Completely plausible, wrote the New York Times' Paul Krugman on Monday -- defense spending is a key plank of local economies around the country. But, he wondered, why do McKeon and other defense advocates acknowledge the economic benefits of the DoD budget at the same time as they oppose other attempts to use federal spending to create jobs?

Wrote Krugman:

McKeon, Republican of California, once attacked the Obama stimulus plan because “more spending is not what California or this country needs.” But two weeks ago, writing in The Wall Street Journal, Mr. McKeon ... warned that the defense cuts that are scheduled to take place if the supercommittee fails to agree would eliminate jobs and raise the unemployment rate. Oh, the hypocrisy! But what makes this particular form of hypocrisy so enduring?

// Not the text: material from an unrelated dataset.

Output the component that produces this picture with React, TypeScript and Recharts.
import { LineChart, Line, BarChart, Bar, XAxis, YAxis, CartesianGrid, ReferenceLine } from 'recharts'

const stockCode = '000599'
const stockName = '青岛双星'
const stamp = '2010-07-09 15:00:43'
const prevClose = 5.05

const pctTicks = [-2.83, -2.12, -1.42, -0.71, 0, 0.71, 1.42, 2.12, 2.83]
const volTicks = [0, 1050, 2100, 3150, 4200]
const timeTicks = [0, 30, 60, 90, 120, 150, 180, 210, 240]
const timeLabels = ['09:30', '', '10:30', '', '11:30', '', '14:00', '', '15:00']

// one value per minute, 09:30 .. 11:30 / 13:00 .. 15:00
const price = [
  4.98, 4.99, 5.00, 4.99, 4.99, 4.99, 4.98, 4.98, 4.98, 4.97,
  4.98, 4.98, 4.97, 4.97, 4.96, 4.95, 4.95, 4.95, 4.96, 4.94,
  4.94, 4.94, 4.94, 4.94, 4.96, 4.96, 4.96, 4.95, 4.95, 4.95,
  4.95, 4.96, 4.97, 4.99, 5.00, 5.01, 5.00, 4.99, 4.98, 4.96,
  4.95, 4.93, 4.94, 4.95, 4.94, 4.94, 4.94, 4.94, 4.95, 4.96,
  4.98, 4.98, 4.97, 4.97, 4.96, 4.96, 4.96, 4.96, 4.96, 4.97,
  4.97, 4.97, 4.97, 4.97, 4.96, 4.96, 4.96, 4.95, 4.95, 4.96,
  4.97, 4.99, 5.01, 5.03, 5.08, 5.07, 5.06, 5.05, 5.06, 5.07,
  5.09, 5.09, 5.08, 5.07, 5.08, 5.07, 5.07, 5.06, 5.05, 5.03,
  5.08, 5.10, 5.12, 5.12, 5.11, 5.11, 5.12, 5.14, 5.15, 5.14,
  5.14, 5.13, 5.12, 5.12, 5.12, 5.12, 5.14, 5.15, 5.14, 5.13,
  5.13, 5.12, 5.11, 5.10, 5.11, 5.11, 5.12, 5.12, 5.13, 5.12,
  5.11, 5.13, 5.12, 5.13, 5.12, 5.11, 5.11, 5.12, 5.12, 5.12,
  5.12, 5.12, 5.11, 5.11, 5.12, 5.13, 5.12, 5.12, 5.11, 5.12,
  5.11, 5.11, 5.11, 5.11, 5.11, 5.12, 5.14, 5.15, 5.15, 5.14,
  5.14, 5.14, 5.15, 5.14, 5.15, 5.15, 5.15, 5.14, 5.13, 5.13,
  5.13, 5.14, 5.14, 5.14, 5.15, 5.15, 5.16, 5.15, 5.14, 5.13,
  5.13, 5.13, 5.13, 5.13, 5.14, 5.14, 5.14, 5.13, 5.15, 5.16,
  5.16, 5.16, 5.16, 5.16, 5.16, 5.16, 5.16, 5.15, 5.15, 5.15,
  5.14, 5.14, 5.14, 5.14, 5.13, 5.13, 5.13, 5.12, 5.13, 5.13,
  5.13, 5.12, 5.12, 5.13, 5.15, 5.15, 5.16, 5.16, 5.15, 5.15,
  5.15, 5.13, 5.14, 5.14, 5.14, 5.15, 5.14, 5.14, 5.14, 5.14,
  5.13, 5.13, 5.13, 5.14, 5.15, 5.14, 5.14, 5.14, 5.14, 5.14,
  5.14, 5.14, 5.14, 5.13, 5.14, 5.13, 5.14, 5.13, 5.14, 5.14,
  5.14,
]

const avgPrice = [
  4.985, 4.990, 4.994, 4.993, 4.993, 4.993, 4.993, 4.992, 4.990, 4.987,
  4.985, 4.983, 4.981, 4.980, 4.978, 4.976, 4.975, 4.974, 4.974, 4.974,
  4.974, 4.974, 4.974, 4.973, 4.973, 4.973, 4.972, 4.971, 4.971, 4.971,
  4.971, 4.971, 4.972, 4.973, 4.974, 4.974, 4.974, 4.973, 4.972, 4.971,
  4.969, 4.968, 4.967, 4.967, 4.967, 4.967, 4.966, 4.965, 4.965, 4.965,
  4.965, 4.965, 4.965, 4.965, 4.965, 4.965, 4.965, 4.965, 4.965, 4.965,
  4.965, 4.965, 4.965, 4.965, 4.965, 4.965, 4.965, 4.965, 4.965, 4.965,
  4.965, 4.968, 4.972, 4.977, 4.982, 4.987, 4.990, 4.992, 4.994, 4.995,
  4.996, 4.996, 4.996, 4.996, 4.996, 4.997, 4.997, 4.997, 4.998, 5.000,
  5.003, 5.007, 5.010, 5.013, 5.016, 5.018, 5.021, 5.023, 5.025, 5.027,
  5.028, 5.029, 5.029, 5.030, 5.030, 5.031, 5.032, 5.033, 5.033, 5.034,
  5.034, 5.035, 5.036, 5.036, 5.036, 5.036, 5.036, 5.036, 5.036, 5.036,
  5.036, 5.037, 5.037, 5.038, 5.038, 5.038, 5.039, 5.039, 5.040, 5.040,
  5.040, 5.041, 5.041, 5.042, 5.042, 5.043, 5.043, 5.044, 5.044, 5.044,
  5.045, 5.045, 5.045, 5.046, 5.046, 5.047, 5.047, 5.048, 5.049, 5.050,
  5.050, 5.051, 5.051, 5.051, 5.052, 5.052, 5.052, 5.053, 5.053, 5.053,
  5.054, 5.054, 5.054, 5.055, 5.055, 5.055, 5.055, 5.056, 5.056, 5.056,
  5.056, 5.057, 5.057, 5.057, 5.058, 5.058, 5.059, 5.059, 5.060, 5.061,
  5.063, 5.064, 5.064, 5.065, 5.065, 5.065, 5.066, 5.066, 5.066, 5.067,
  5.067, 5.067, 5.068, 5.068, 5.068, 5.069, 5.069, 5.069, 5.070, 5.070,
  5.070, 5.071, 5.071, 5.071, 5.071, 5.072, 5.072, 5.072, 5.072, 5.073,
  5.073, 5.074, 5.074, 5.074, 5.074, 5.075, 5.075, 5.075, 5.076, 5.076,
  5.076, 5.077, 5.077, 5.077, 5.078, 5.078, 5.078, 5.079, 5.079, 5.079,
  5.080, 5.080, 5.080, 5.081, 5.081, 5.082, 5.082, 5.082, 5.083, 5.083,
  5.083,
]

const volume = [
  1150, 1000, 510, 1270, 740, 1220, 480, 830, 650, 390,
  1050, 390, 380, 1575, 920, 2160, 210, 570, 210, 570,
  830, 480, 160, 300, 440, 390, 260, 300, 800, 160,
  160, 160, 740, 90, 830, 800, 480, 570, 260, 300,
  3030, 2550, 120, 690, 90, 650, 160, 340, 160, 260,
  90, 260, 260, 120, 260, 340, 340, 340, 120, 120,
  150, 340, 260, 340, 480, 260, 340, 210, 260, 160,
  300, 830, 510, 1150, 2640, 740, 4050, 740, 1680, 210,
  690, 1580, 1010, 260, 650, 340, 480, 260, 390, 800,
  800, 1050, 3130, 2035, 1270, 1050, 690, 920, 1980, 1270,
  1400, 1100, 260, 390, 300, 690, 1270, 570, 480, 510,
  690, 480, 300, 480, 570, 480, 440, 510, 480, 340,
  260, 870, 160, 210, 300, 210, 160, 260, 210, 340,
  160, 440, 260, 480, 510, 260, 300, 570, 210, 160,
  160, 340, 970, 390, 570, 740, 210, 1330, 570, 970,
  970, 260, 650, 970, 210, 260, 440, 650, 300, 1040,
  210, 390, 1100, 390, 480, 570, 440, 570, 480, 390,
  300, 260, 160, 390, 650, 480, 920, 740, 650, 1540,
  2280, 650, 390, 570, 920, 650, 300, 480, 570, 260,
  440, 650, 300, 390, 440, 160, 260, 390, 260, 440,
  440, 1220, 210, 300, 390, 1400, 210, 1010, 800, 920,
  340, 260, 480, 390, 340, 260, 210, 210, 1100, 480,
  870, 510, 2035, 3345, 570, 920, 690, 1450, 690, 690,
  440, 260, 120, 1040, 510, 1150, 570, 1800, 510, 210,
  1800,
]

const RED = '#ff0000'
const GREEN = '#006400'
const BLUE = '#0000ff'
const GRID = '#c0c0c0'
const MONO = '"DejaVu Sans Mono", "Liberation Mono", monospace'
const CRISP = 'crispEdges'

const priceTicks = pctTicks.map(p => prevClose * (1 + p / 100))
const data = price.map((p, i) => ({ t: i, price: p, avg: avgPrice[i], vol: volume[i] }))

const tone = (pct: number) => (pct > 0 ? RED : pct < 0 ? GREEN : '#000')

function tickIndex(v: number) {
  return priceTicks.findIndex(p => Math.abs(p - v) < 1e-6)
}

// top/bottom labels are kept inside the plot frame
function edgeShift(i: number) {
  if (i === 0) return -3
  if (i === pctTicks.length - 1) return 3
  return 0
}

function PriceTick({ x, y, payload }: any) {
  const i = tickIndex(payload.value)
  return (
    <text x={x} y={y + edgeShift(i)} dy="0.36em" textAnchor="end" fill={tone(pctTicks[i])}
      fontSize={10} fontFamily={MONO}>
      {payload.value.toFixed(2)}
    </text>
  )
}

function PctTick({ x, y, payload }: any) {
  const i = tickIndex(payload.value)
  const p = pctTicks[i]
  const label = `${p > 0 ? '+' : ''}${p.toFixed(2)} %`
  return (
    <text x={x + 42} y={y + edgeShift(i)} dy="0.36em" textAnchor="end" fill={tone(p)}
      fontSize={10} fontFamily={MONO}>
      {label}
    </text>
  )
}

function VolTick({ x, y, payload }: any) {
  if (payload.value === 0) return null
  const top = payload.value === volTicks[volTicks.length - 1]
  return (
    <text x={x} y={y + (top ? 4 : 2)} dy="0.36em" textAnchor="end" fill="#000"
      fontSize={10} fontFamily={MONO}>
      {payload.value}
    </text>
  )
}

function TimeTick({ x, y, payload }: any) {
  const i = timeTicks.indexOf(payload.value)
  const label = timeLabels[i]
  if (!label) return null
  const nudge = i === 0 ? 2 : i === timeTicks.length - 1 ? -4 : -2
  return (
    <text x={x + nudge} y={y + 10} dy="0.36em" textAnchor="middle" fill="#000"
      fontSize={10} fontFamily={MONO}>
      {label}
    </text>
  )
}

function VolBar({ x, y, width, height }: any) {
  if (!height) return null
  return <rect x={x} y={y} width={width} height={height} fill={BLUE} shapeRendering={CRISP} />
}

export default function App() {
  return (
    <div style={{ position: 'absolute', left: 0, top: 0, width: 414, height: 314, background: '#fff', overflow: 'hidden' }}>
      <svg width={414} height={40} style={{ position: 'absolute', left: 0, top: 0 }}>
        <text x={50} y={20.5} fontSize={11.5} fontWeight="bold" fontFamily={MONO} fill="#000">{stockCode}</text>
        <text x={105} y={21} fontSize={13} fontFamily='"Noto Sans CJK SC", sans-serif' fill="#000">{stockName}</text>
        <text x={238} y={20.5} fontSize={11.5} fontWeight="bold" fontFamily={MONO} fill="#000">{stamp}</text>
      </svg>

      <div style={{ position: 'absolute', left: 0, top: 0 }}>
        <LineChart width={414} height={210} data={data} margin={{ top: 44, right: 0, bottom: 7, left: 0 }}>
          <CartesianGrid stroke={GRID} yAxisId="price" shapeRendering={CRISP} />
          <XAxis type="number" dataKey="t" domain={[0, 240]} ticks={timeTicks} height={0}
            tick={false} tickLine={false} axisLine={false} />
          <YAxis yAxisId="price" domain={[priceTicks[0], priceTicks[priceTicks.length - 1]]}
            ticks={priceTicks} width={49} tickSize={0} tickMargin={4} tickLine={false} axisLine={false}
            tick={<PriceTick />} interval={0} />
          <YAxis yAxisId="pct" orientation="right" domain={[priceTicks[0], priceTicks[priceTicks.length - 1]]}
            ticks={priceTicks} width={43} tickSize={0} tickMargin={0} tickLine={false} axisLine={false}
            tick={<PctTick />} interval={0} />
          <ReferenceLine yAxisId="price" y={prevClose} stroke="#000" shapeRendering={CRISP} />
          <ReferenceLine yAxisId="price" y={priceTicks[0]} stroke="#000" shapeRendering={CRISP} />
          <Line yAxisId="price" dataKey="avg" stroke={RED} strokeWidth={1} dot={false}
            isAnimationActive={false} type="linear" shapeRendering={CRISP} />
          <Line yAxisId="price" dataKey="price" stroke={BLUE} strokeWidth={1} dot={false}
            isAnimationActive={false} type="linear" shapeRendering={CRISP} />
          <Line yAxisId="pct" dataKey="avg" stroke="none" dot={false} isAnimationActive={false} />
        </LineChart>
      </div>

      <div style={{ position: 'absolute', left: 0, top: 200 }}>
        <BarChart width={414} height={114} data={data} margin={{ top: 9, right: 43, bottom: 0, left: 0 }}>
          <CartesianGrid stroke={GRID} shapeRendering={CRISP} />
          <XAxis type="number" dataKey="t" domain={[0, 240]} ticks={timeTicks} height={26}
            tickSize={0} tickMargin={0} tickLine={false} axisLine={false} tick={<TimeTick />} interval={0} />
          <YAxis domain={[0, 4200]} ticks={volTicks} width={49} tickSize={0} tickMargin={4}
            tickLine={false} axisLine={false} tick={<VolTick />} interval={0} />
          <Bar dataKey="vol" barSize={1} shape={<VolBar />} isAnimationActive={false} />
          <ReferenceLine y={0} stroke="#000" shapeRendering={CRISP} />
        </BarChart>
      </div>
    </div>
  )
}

Krugman goes on to answer his own question:
For one thing, to admit that public spending on useful projects can create jobs is to admit that such spending can in fact do good, that sometimes government is the solution, not the problem. Fear that voters might reach the same conclusion is, I’d argue, the main reason the right has always seen Keynesian economics as a leftist doctrine, when it’s actually nothing of the sort. However, spending on useless or, even better, destructive projects doesn’t present conservatives with the same problem

... I welcome the sudden upsurge in weaponized Keynesianism, which is revealing the reality behind our political debates. At a fundamental level, the opponents of any serious job-creation program know perfectly well that such a program would probably work, for the same reason that defense cuts would raise unemployment. But they don’t want voters to know what they know, because that would hurt their larger agenda — keeping regulation and taxes on the wealthy at bay.


"Hypocrisy" is a pretty strong word -- what defense advocates argue is that national security is different from social programs or transportation or the other ways government spending can benefit people. So DoD's budget keeps people employed? Fine, they'd say, but that's not its purpose. It's the Washington phenomenon of selective cynicism: My motivations are pure but yours are venal.

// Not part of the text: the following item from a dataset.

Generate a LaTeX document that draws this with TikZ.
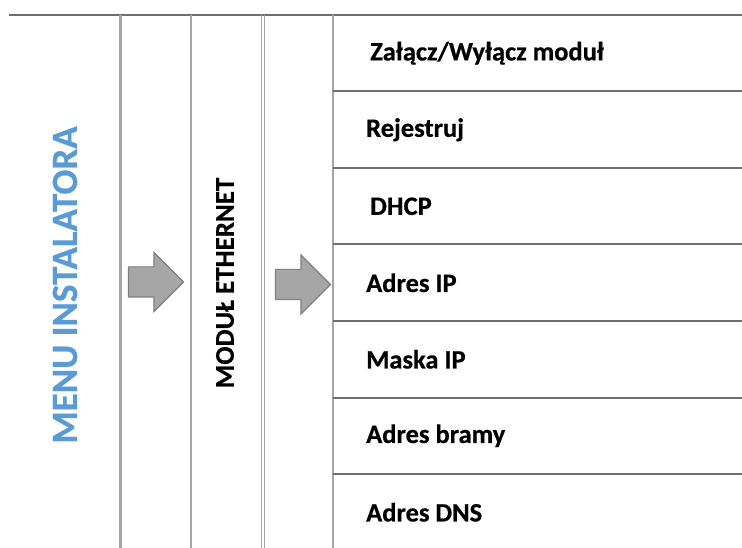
\documentclass[tikz,border=0pt]{standalone}
\usepackage{fontspec}
\setmainfont{Carlito}[BoldFeatures={FakeBold=0.6}]
\usetikzlibrary{shapes.arrows}
\definecolor{menublue}{HTML}{5B9BD5}
\definecolor{colgray}{HTML}{A6A6A6}
\definecolor{rulegray}{HTML}{6F6F6F}
\definecolor{arrowedge}{HTML}{808080}
\newcommand{\tabtop}{15}
\newcommand{\tabbot}{548}
\newcommand{\rowh}{76.5}
\newcommand{\listx}{333}
\tikzset{
  colline/.style={draw=colgray, line width=2pt},
  rowline/.style={draw=rulegray, line width=2pt},
  steparrow/.style={single arrow, draw=arrowedge, fill=colgray, line width=1.2pt,
    minimum height=55pt, single arrow head extend=14.5pt,
    inner xsep=0pt, inner ysep=14.5pt, text height=0pt, text depth=0pt},
  itemtext/.style={anchor=west, font=\bfseries\fontsize{26.5}{30}\selectfont, inner sep=0pt}
}
\begin{document}
\begin{tikzpicture}[x=1pt, y=-1pt]
    \useasboundingbox (0,0) rectangle (742,548);

    % top rule
    \draw[rowline] (9,\tabtop) -- (742,\tabtop);

    % columns
    \draw[colline, line width=3pt] (120,\tabtop) -- (120,\tabbot);
    \draw[colline] (191,\tabtop) -- (191,\tabbot);
    \draw[colline, line width=1.5pt] (261.5,\tabtop) -- (261.5,\tabbot);
    \draw[colline, line width=1.5pt] (264.5,\tabtop) -- (264.5,\tabbot);
    \draw[colline] (\listx,\tabtop) -- (\listx,\tabbot);

    % rows of the list
    \foreach \r in {1,...,6}
      \draw[rowline] (\listx,\tabtop+\r*\rowh) -- (742,\tabtop+\r*\rowh);

    % titles
    \node[rotate=90, text=menublue, font=\bfseries\fontsize{37}{40}\selectfont,
      inner sep=0pt] (menu) at (65,285) {MENU INSTALATORA};
    \node[rotate=90, font=\bfseries\fontsize{27}{30}\selectfont,
      inner sep=0pt] (modul) at (225,283) {MODUŁ ETHERNET};

    % arrows
    \node[steparrow] (arrowa) at (148.5,282) {};
    \node[steparrow] (arrowb) at (295.5,284.5) {};

    % list items
    \foreach \x/\t [count=\i from 0] in {370/Załącz\slash Wyłącz moduł, 366/Rejestruj,
        370/DHCP, 366/Adres IP, 366/Maska IP, 366/Adres bramy, 366/Adres DNS}
      \node[itemtext] (item\i) at (\x,\tabtop+\i*\rowh+0.5*\rowh) {\t};
\end{tikzpicture}
\end{document}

There's another element here that Krugman doesn't address, but it's telling by its absence in his column: McKeon, the defense industry and its advocates have spent months trying to get the nation's attention to help stave off their feared DoD budget cuts. Warnings about threats from cyber-attacks or China didn't work. Warnings about tomorrow's "hollow force" didn't work. What got Krugman to write was the J-word -- the magic keyword for this presidential election cycle. Don't be surprised if we keep hearing about this a lot more.